Down the road preachers are going to point out in scripture God’s call to live after the Spirit and not after the flesh and how that comes at a cost. Yet, to deny believers the teaching of the covenant is to keep them imprisoned to the flesh. Victory over the flesh is promised, but never becomes a reality because the covenant (two-way relationship with God) is never established when believers are denied apostolic stewardship.

Romans 1:5
By whom we have received grace and apostleship, for obedience to the faith among all nations, for his name:

We see what happened next after Jesus rose from the dead, after He ascended to heaven, the church was born on the day of Pentecost and God established the apostolic stewardship (Acts 2:42). Believers understood the significance of the act of the woman pouring oil upon His head.

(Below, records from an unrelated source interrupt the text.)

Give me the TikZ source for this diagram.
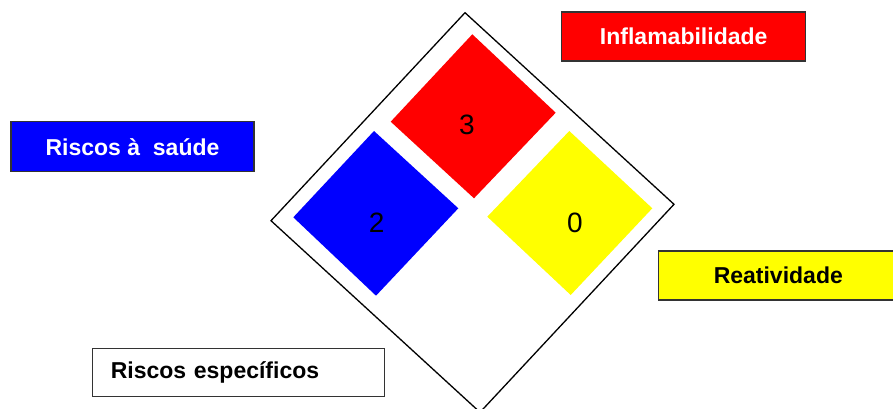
\documentclass[tikz,border=0pt]{standalone}
\usepackage{fontspec}
\setmainfont{Liberation Sans}
\definecolor{hzred}{RGB}{255,0,0}
\definecolor{hzblue}{RGB}{0,0,255}
\definecolor{hzyellow}{RGB}{255,255,0}
\begin{document}
\begin{tikzpicture}[x=1pt,y=-1pt,
  tag/.style={draw=black!80, line width=1.2pt, minimum height=49pt,
    minimum width=244pt, inner sep=0pt,
    font=\fontsize{23}{27}\selectfont\bfseries},
  digit/.style={inner sep=0pt, font=\fontsize{28}{32}\selectfont},
  frame/.style={draw=black, line width=1.3pt, line join=miter}]
\useasboundingbox (0,0) rectangle (893,409);

% outer placard outline
\draw[frame] (465,12.7) -- (674,204.3) -- (480,412.3) -- (271,220.7) -- cycle;

% hazard fields
\fill[hzred]    (472.3,34.3) -- (555.7,112.7) -- (474,198.3)   -- (390.7,121.7) -- cycle;
\fill[hzblue]   (374,131)    -- (458.3,208.3) -- (376,295.7)   -- (293.3,217.3) -- cycle;
\fill[hzyellow] (569.3,131)  -- (652.3,208.3) -- (570.7,295)   -- (487.3,216.7) -- cycle;

% ratings
\node[digit] (flam)  at (467,125)   {3};
\node[digit] (saude) at (376.7,222.7) {2};
\node[digit] (reat)  at (575,222.7) {0};

% legend boxes
\node[tag, fill=hzred, text=white]  (lflam)  at (683.7,36.5)  {Inflamabilidade};
\node[tag, fill=hzblue, text=white, minimum width=243pt, minimum height=50pt]
      (lsaude) at (132.5,146.8) {Riscos à~~saúde};
\node[tag, fill=hzyellow, text=black, minimum width=240pt] (lreat) at (778.3,275.5) {Reatividade};
\node[tag, fill=white, text=black, minimum width=292pt, minimum height=48.4pt,
      text width=255pt, align=left] (lesp) at (238.3,372.5) {Riscos específicos};
\end{tikzpicture}
\end{document}
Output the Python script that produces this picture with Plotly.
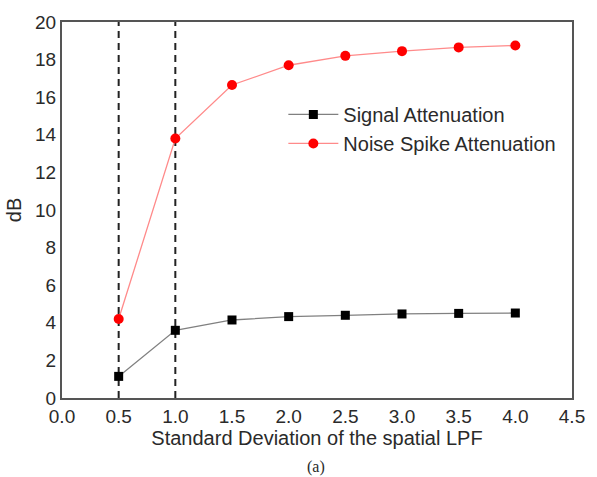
import plotly.graph_objects as go

sigma = [0.5, 1.0, 1.5, 2.0, 2.5, 3.0, 3.5, 4.0]
signal_att = [1.15, 3.6, 4.15, 4.33, 4.4, 4.47, 4.5, 4.52]
noise_att = [4.2, 13.8, 16.65, 17.7, 18.2, 18.45, 18.65, 18.75]
marked_sigma = [0.5, 1.0]
x_ticks = [0.0, 0.5, 1.0, 1.5, 2.0, 2.5, 3.0, 3.5, 4.0, 4.5]
y_ticks = [0, 2, 4, 6, 8, 10, 12, 14, 16, 18, 20]

FONT = "Liberation Sans, Arial, sans-serif"
TXT = "#2a2a2a"

fig = go.Figure()
fig.add_trace(go.Scatter(
    x=sigma, y=signal_att, mode="lines+markers", name="Signal Attenuation",
    line=dict(color="#808080", width=1.3),
    marker=dict(symbol="square", size=9, color="black"),
))
fig.add_trace(go.Scatter(
    x=sigma, y=noise_att, mode="lines+markers", name="Noise Spike Attenuation",
    line=dict(color="#ff8a8a", width=1.3),
    marker=dict(symbol="circle", size=10, color="#ff0000"),
))

for xv in marked_sigma:
    fig.add_shape(type="line", xref="x", yref="y", x0=xv, x1=xv, y0=0, y1=20,
                  line=dict(color="#222222", width=2, dash="7px,5px"), layer="below")

fig.add_annotation(text="(a)", xref="paper", yref="paper", x=0.499, y=-0.183,
                   xanchor="center", yanchor="middle", showarrow=False,
                   font=dict(family="Liberation Serif, Times New Roman, serif", size=16, color=TXT))

fig.update_layout(
    width=597, height=477,
    margin=dict(l=62, r=14, t=16, b=79),
    plot_bgcolor="white", paper_bgcolor="white",
    font=dict(family=FONT, size=19, color=TXT),
    showlegend=True,
    legend=dict(x=0.434, y=0.806, xanchor="left", yanchor="top",
                bgcolor="rgba(0,0,0,0)", font=dict(family=FONT, size=20, color=TXT),
                tracegroupgap=0, itemwidth=50),
    xaxis=dict(range=[0, 4.5], tickvals=x_ticks, ticktext=[f"{v:.1f}" for v in x_ticks],
               showgrid=False, zeroline=False, showline=True, linecolor="#555555", linewidth=2,
               mirror=True, ticks="", ticklen=0,
               title=dict(text="Standard Deviation of the spatial LPF", standoff=4,
                          font=dict(family=FONT, size=20, color=TXT))),
    yaxis=dict(range=[0, 20], tickvals=y_ticks, showgrid=False, zeroline=False,
               showline=True, linecolor="#555555", linewidth=2, mirror=True, ticks="", ticklen=0,
               title=dict(text="dB", standoff=8, font=dict(family=FONT, size=20, color=TXT))),
)

fig.write_html("out.html")
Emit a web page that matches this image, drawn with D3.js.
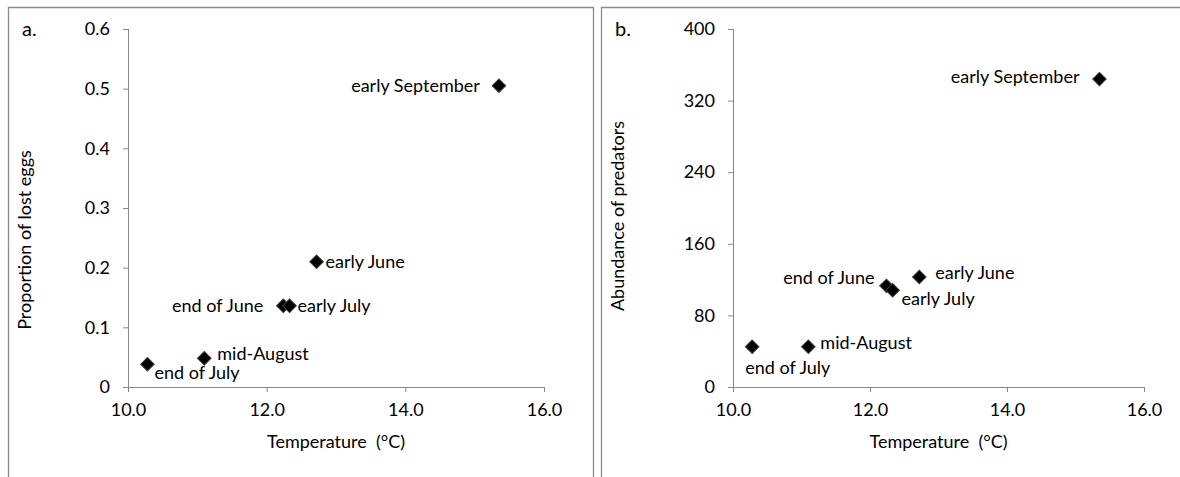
<!DOCTYPE html>
<html>
<head>
<meta charset="utf-8">
<script src="https://cdn.jsdelivr.net/npm/d3@7"></script>
<style>
  body { margin: 0; background: #fff; }
  text { font-family: Lato, 'Noto Sans', sans-serif; fill: #000; white-space: pre; }
</style>
</head>
<body>
<div id="chart"></div>
<script>
// sampling periods and measured values
const periods = ['early September', 'early June', 'end of June', 'early July', 'mid-August', 'end of July'];
const temperature = [15.35, 12.72, 12.24, 12.33, 11.1, 10.28];
const lostEggs = [0.505, 0.21, 0.136, 0.136, 0.048, 0.038];
const predators = [344, 123, 113, 108, 45, 45];

const xTicks = [10, 12, 14, 16];
const yTicksA = [0, 0.1, 0.2, 0.3, 0.4, 0.5, 0.6];
const yTicksB = [0, 80, 160, 240, 320, 400];

// label offsets from marker centre: [dx, dy, anchor]
const labelPosA = [[-19, 0, 'end'], [9, 0, 'start'], [-20, 0, 'end'], [8, 0, 'start'], [13, -5, 'start'], [7, 8, 'start']];
const labelPosB = [[-20, -2, 'end'], [16, -4, 'start'], [-12, -8, 'end'], [9, 8, 'start'], [12, -4, 'start'], [-7, 21, 'start']];

const W = 1180, H = 477;
const axisColor = '#868686';
const fs = 18;

const svg = d3.select('#chart')
  .append('svg')
  .attr('width', W)
  .attr('height', H);

svg.append('rect').attr('width', W).attr('height', H).attr('fill', '#fff');

// panel frames (open at the bottom, b open on the right)
svg.append('path')
  .attr('d', 'M8.5,477 L8.5,7.5 L593.5,7.5 L593.5,477')
  .attr('fill', 'none').attr('stroke', '#8c8c8c').attr('stroke-width', 1.3);
svg.append('path')
  .attr('d', 'M601.5,477 L601.5,7.5 L1180,7.5')
  .attr('fill', 'none').attr('stroke', '#8c8c8c').attr('stroke-width', 1.3);

function panel(cfg) {
  const x = d3.scaleLinear().domain([10, 16]).range([cfg.left, cfg.right]);
  const y = d3.scaleLinear().domain(cfg.yDomain).range([387, 29]);
  const g = svg.append('g');

  const xAxis = g.append('g')
    .attr('transform', `translate(0,${y(0)})`)
    .call(d3.axisBottom(x).tickValues(xTicks).tickSize(5).tickPadding(11).tickFormat(d3.format('.1f')));
  const yAxis = g.append('g')
    .attr('transform', `translate(${x(10)},0)`)
    .call(d3.axisLeft(y).tickValues(cfg.yTicks).tickSize(5).tickPadding(13).tickFormat(cfg.fmt));

  [xAxis, yAxis].forEach(a => {
    a.select('.domain').attr('stroke', axisColor).attr('d', null);
    a.selectAll('.tick line').attr('stroke', axisColor);
    a.selectAll('.tick text').attr('font-size', fs).attr('font-family', 'Lato, sans-serif').attr('fill', '#000');
  });
  // straight axis lines without end caps
  g.append('line')
    .attr('x1', x(10)).attr('x2', x(16)).attr('y1', y(0) + 0.5).attr('y2', y(0) + 0.5)
    .attr('stroke', axisColor);
  g.append('line')
    .attr('x1', x(10) + 0.5).attr('x2', x(10) + 0.5).attr('y1', y(cfg.yDomain[1])).attr('y2', y(0))
    .attr('stroke', axisColor);

  g.append('text')
    .attr('x', (cfg.left + cfg.right) / 2).attr('y', 448)
    .attr('text-anchor', 'middle').attr('font-size', fs)
    .text('Temperature  (°C)');

  g.append('text')
    .attr('transform', `translate(${cfg.titleX},${cfg.titleY}) rotate(-90)`)
    .attr('text-anchor', 'middle').attr('font-size', fs)
    .text(cfg.title);

  g.append('text')
    .attr('x', cfg.tagX).attr('y', 36)
    .attr('font-size', 20)
    .text(cfg.tag);

  const pts = periods.map((p, i) => ({ name: p, t: temperature[i], v: cfg.values[i], pos: cfg.labels[i] }));

  g.selectAll('.marker')
    .data(pts)
    .enter()
    .append('path')
    .attr('class', 'marker')
    .attr('d', d3.symbol().type(d3.symbolSquare).size(92))
    .attr('transform', d => `translate(${x(d.t)},${y(d.v)}) rotate(45)`)
    .attr('fill', '#000')
    .attr('stroke', '#3a3a3a')
    .attr('stroke-width', 1);

  g.selectAll('.lbl')
    .data(pts)
    .enter()
    .append('text')
    .attr('class', 'lbl')
    .attr('x', d => x(d.t) + d.pos[0])
    .attr('y', d => y(d.v) + d.pos[1])
    .attr('dy', '0.35em')
    .attr('text-anchor', d => d.pos[2])
    .attr('font-size', fs)
    .text(d => d.name);
}

panel({
  left: 128, right: 544, yDomain: [0, 0.6], yTicks: yTicksA, fmt: d => d === 0 ? '0' : d3.format('.1f')(d),
  values: lostEggs, labels: labelPosA, title: 'Proportion of lost eggs', titleX: 31, titleY: 240, tag: 'a.', tagX: 22
});
panel({
  left: 733, right: 1144, yDomain: [0, 400], yTicks: yTicksB, fmt: d3.format('d'),
  values: predators, labels: labelPosB, title: 'Abundance of predators', titleX: 624, titleY: 216, tag: 'b.', tagX: 615
});
</script>
</body>
</html>
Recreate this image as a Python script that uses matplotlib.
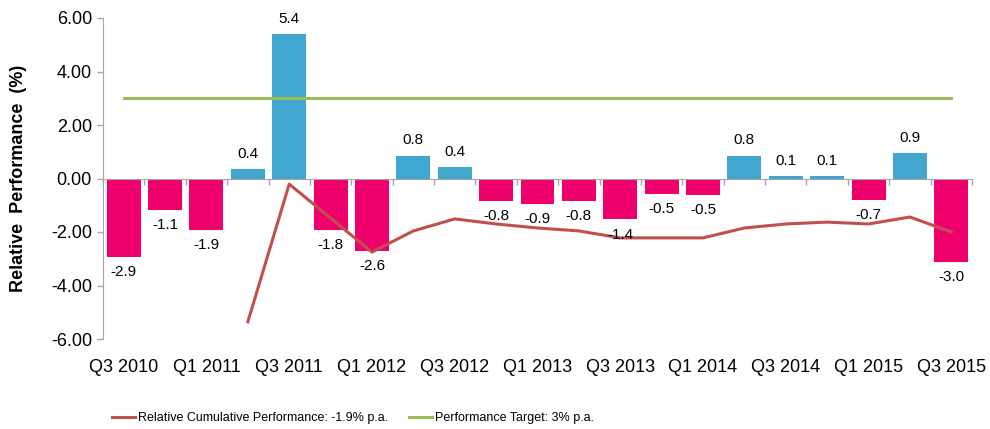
import matplotlib
matplotlib.use("Agg")
import matplotlib.pyplot as plt
import matplotlib.transforms as mtransforms

plt.rcParams['font.family'] = ['Liberation Sans', 'DejaVu Sans']

quarters = ["Q3 2010", "Q4 2010", "Q1 2011", "Q2 2011", "Q3 2011", "Q4 2011",
            "Q1 2012", "Q2 2012", "Q3 2012", "Q4 2012", "Q1 2013", "Q2 2013",
            "Q3 2013", "Q4 2013", "Q1 2014", "Q2 2014", "Q3 2014", "Q4 2014",
            "Q1 2015", "Q2 2015", "Q3 2015"]
relative_perf = [-2.93, -1.18, -1.93, 0.36, 5.41, -1.93, -2.71, 0.85, 0.43, -0.83,
                 -0.95, -0.83, -1.53, -0.58, -0.62, 0.85, 0.09, 0.09, -0.80, 0.96, -3.11]
bar_labels = ["-2.9", "-1.1", "-1.9", "0.4", "5.4", "-1.8", "-2.6", "0.8", "0.4", "-0.8",
              "-0.9", "-0.8", "-1.4", "-0.5", "-0.5", "0.8", "0.1", "0.1", "-0.7", "0.9", "-3.0"]
cumulative_perf = [None, None, None, -5.36, -0.21, -1.48, -2.75, -1.96, -1.51, -1.70,
                   -1.85, -1.96, -2.22, -2.22, -2.22, -1.85, -1.70, -1.63, -1.70, -1.44, -2.00]
target = [3.0] * len(quarters)
ytick_vals = [-6, -4, -2, 0, 2, 4, 6]

PINK = "#F0006C"
BLUE = "#41A7CF"
RED = "#C0504D"
GREEN = "#9BBB59"
GRAY = "#A6A6A6"

fig = plt.figure(figsize=(9.9, 4.29), dpi=100)
ax = fig.add_axes([103/990, 1-339/429, (972-103)/990, (339-18)/429])

x = list(range(len(quarters)))
colors = [BLUE if v >= 0 else PINK for v in relative_perf]
ax.bar(x, relative_perf, width=0.82, color=colors, zorder=2)

for xi, v, lab in zip(x, relative_perf, bar_labels):
    ax.annotate(lab, (xi, v), xytext=(0, 11 if v >= 0 else -11), textcoords="offset points",
                ha="center", va="center", fontsize=11, color="#000000", zorder=4)

cx = [xi for xi, c in zip(x, cumulative_perf) if c is not None]
cy = [c for c in cumulative_perf if c is not None]
line_cum, = ax.plot(cx, cy, color=RED, lw=2.2, zorder=3)
line_tgt, = ax.plot(x, target, color=GREEN, lw=2.2, zorder=3)

ax.set_xlim(-0.5, len(quarters) - 0.5)
ax.set_ylim(-6, 6)
ax.set_yticks(ytick_vals)
ax.set_yticklabels([f"{v:.2f}" for v in ytick_vals], fontsize=13)
ax.tick_params(axis="y", direction="out", length=4, color=GRAY, width=1, pad=4)

ax.spines["bottom"].set_position(("data", 0))
ax.spines["bottom"].set_color(GRAY)
ax.spines["left"].set_color(GRAY)
ax.spines["top"].set_visible(False)
ax.spines["right"].set_visible(False)
ax.set_xticks([i - 0.5 for i in range(len(quarters) + 1)])
ax.set_xticklabels([])
ax.tick_params(axis="x", direction="out", length=4, color=GRAY, width=1)

trans = mtransforms.blended_transform_factory(ax.transData, ax.transAxes)
for i in range(0, len(quarters), 2):
    ax.text(i, -0.09, quarters[i], transform=trans, ha="center", va="center", fontsize=13)

ax.set_ylabel("Relative  Performance  (%)", fontsize=13, fontweight="bold")
ax.yaxis.set_label_coords(-0.0875, 0.5)

leg_font = {'family': ['Liberation Sans', 'DejaVu Sans'], 'size': 9}
leg1 = fig.legend([line_cum], ["Relative Cumulative Performance: -1.9% p.a."],
                  loc="center left", bbox_to_anchor=(112/990, 1-418/429), frameon=False,
                  prop=leg_font, handlelength=1.85, handletextpad=0.25, borderpad=0, borderaxespad=0)
leg2 = fig.legend([line_tgt], ["Performance Target: 3% p.a."],
                  loc="center left", bbox_to_anchor=(409/990, 1-418/429), frameon=False,
                  prop=leg_font, handlelength=1.85, handletextpad=0.25, borderpad=0, borderaxespad=0)

fig.savefig("out.png", dpi=100)
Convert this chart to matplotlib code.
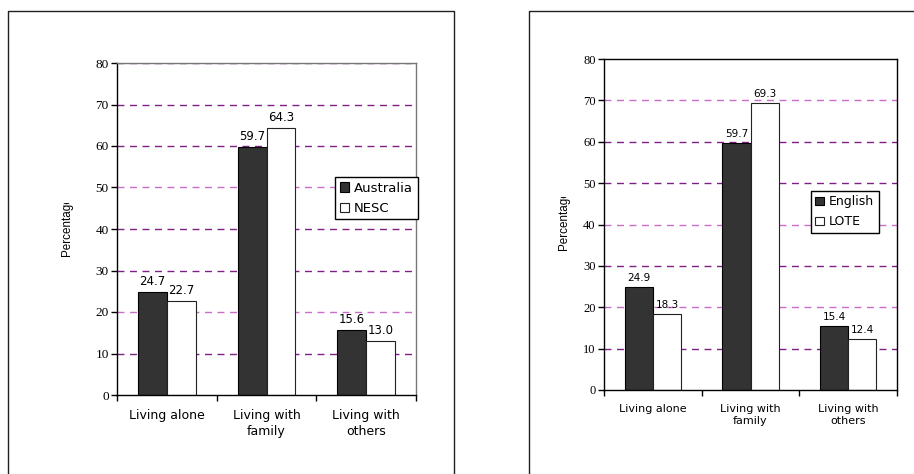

Jesus said that “this gospel” that established His headship over the church would stand apart as the true gospel. He said, “Wheresoever this gospel shall be preached throughout the whole world, this also that she hath done shall be spoken of for a memorial of her.” (Mark 14:9)

Jesus Calls us by Name

The woman who anointed Jesus’ head symbolizes the church that knows Jesus because Jesus knows us. Knowing has to do with fruit bearing. God knows us by the fruit He creates in our hearts.

A relationship with Jesus is not created by a planned proposal whereas all the right scriptures are lined up to draw from God His consent to our desire to be joined to Him. A relationship with God is not by coercion, it’s by covenant obedience. Jesus says that He knows His sheep and calls them by name.

John 10:2,3,14
2 But he that entereth in by the door is the shepherd of the sheep.

3 To him the porter openeth; and the sheep hear his voice: and he calleth his own sheep by name, and leadeth them out.

14 I am the good shepherd, and know my sheep, and am known of mine.

Jesus knows us and calls us by name because we’re building and bonding with Him in His fruit bearing process. The Lord knows those who are building with Him (two-sided relationship). The Lord says that He only knows us through the building of His house and that’s what we’re doing.

Exodus 31:1-3
1 And the Lord spake unto Moses, saying,

2 See, I have called by name Bezaleel the son of Uri, the son of Hur, of the tribe of Judah:

3 And I have filled him with the spirit of God, in wisdom, and in understanding, and in knowledge, and in all manner of workmanship,

As much as every believer is promised a personal relationship with Jesus, this only takes place once the pride of man is broken and Jesus’ apostolic stewardship is accepted. Those who are stuck preaching grace for salvation are trying to coerce a relationship with God by passion and that’s why they constantly examine themselves:

— I confessed my sins,
— I cast out devils,
— I heal the sick,
— I believe in miracles,
— I prophesy.

Matthew 7:22-23
22 Many will say to me in that day, Lord, Lord, have we not prophesied in thy name? and in thy name have cast out devils? and in thy name done many wonderful works?

23 And then will I profess unto them, I never knew you: depart from me, ye that work iniquity.

With all the seemingly right ingredients present, why does Jesus say that He does not know these believers. Again, when Jesus talks about knowing us, it is on the basis of the divine exchange that takes place when we draw from His covenant truth.

Jesus knew from the beginning that there would be those who would take from God the things they felt represented the Christian life and apply that to themselves. Sermons that build with passion rather than covenant ask believers to imagine how they might tie into the idea of “surrendering” to God and the need to “release” control of their lives. These messages are based on the needs of the people rather than the covenant of Jesus. They’re not building and bonding with God.

When the gospel of the covenant is not preached, then grace for salvation shapes the mind of the church and sin continues to be preached. Assurance is given that you can always trust in God, but the tools and holy knowledge are not given for trust to be based on God’s covenant contact. Assurance is given that God will never fail and that we should never doubt His love and goodness, but God’s love, when it remains self-referencing, is about self-survival; it is not servitude to His covenant. God is breaking this self-serving mold to free His people to Himself.